The fund’s positive balance is $28,022, according to a report by Village Finance Director Sharon Potter, which is higher than in recent years due to some loan repayments.

Active loans are to Euphorbia and Gypsy Cafe, made in 2000 and 2001, and Peach’s Grill, made in 2007, along with the loan to Community Resources. Gypsy Cafe owners, who have since closed their restaurant, owe about $20,000 on their $50,000 original loan and Euphorbia, which closed several years ago, owes about $8,892 out of a $30,000 loan, and the Village is not receiving payments currently from these borrowers. The Economic Development Revolving Loan Fund committee has agreed that legal means should be pursued to recover these loans, according to committee member Ellen Hoover at the meeting.
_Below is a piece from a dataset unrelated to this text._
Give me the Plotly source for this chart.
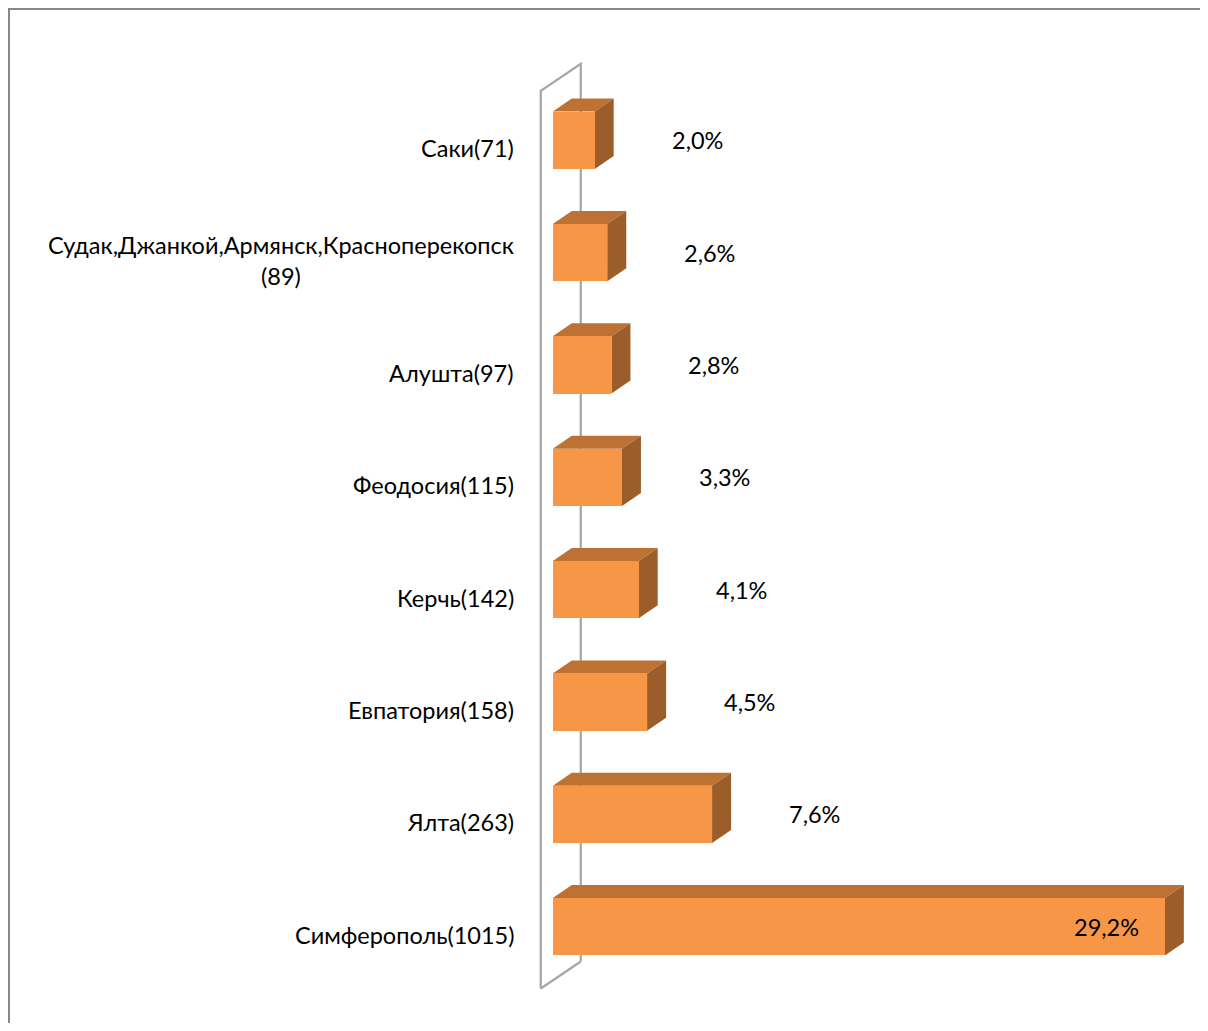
import plotly.graph_objects as go

# Data (bottom to top)
categories = [
    "Симферополь(1015)",
    "Ялта(263)",
    "Евпатория(158)",
    "Керчь(142)",
    "Феодосия(115)",
    "Алушта(97)",
    "Судак,Джанкой,Армянск,Красноперекопск<br>(89)",
    "Саки(71)",
]
percents = [29.2, 7.6, 4.5, 4.1, 3.3, 2.8, 2.6, 2.0]

# Page has an 8px body margin on every side, so the figure is made smaller and shifted
OFF = 8
W, H = 1208 - 2 * OFF, 1031 - 2 * OFF
X_RANGE = [-0.8, 30.4]
Y_RANGE = [-0.75, 7.75]
L, T = 536 - OFF, 55 - OFF + 1
R = W - L - 654
B = H - T - 955
pw = W - L - R
ph = H - T - B
px_per_x = pw / (X_RANGE[1] - X_RANGE[0])
px_per_y = ph / (Y_RANGE[1] - Y_RANGE[0])

BAR_W = 0.51
DX = 19 / px_per_x      # depth offset in x units
DY = 13 / px_per_y      # depth offset in y units

FRONT = "#F79646"
TOP = "#BD7234"
SIDE = "#9B5E2B"
WALL = "#A6A6A6"

ys = list(range(len(categories)))

fig = go.Figure()
fig.add_trace(go.Bar(
    x=percents, y=ys, orientation="h", width=BAR_W,
    marker=dict(color=FRONT, line=dict(width=0)),
    hoverinfo="skip",
))

shapes = []
n = len(categories)
wx_front = -12 / px_per_x
wx_back = 28 / px_per_x
w_top = (n - 1) + 0.44
w_bot = -0.55
w_dy = 27 / px_per_y
shapes.append(dict(
    type="path", xref="x", yref="y", layer="below",
    path=f"M {wx_front},{w_bot} L {wx_front},{w_top} L {wx_back},{w_top + w_dy} L {wx_back},{w_bot + w_dy}",
    line=dict(color=WALL, width=2.2), fillcolor="rgba(0,0,0,0)",
))
shapes.append(dict(
    type="path", xref="x", yref="y", layer="below",
    path=f"M {wx_front},{w_bot} L {wx_back},{w_bot + w_dy}",
    line=dict(color=WALL, width=2.2),
))

for y, v in zip(ys, percents):
    top = y + BAR_W / 2
    bot = y - BAR_W / 2
    shapes.append(dict(
        type="path", xref="x", yref="y", layer="below",
        path=f"M 0,{top} L {v},{top} L {v + DX},{top + DY} L {DX},{top + DY} Z",
        fillcolor=TOP, line=dict(width=0),
    ))
    shapes.append(dict(
        type="path", xref="x", yref="y", layer="below",
        path=f"M {v},{bot} L {v},{top} L {v + DX},{top + DY} L {v + DX},{bot + DY} Z",
        fillcolor=SIDE, line=dict(width=0),
    ))

# outer chart border (right and bottom edges lie beyond the figure)
shapes.append(dict(
    type="rect", xref="paper", yref="paper",
    x0=(1 - L) / pw, x1=(W + 20 - L) / pw,
    y0=-(B + 20) / ph, y1=(H - 1 - B) / ph,
    line=dict(color="#878787", width=2), fillcolor="rgba(0,0,0,0)", layer="below",
))

annotations = []
FONT = dict(family="Lato, Carlito, Calibri, sans-serif", size=23.5, color="#000000")
for y, c in zip(ys, categories):
    annotations.append(dict(
        x=0, y=y, xref="x", yref="y", text=c, showarrow=False,
        xanchor="right", yanchor="middle", align="center",
        xshift=-37, yshift=-8, font=FONT,
    ))
vmax = max(percents)
for y, v in zip(ys, percents):
    label = f"{v:.1f}%".replace(".", ",")
    if v > 0.8 * vmax:
        annotations.append(dict(x=v, y=y, xref="x", yref="y", text=label, showarrow=False,
                                xanchor="right", yanchor="middle", xshift=-24, font=FONT))
    else:
        annotations.append(dict(x=v, y=y, xref="x", yref="y", text=label, showarrow=False,
                                xanchor="left", yanchor="middle", xshift=75, font=FONT))

fig.update_layout(
    width=W, height=H,
    margin=dict(l=L, r=R, t=T, b=B),
    paper_bgcolor="white", plot_bgcolor="white",
    showlegend=False,
    xaxis=dict(range=X_RANGE, visible=False, fixedrange=True),
    yaxis=dict(range=Y_RANGE, visible=False, fixedrange=True),
    shapes=shapes, annotations=annotations,
    bargap=0,
)

fig.write_html("out.html")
Peach’s remains current with repayments on its loan from the Village. The business has paid $8,714 in principal and $1,853 on interest on the loan, according to the fund report.

In the years since the fund began, it has lost about $15,000 due to not having recovered the complete loans made to the Craig Mathews law office, Life of Riley and No Horsin’ Around. However, the Village reached court settlements for partial repayment from Mathews and Life of Riley.

At the Aug. 2 meeting, Hoover and Council members agreed that the loan fund should be more active, and that the committee, which has not met for some time, should meet soon. Village staff will organize the meeting.

Asked her opinion about the best use of the current fund balance, Hoover, who formerly directed economic development efforts for Springfield, said that micro-loans to several small businesses would be a better use than one or two larger loans. The micro-loans could be used to hire consultants to advise on regulations, an area in which start-ups frequently make costly mistakes due to a lack of awareness, Hoover said.

Current Economic Development Revolving Loan Fund committee members are Hoover, Perry Stewart and Fritz Leighty.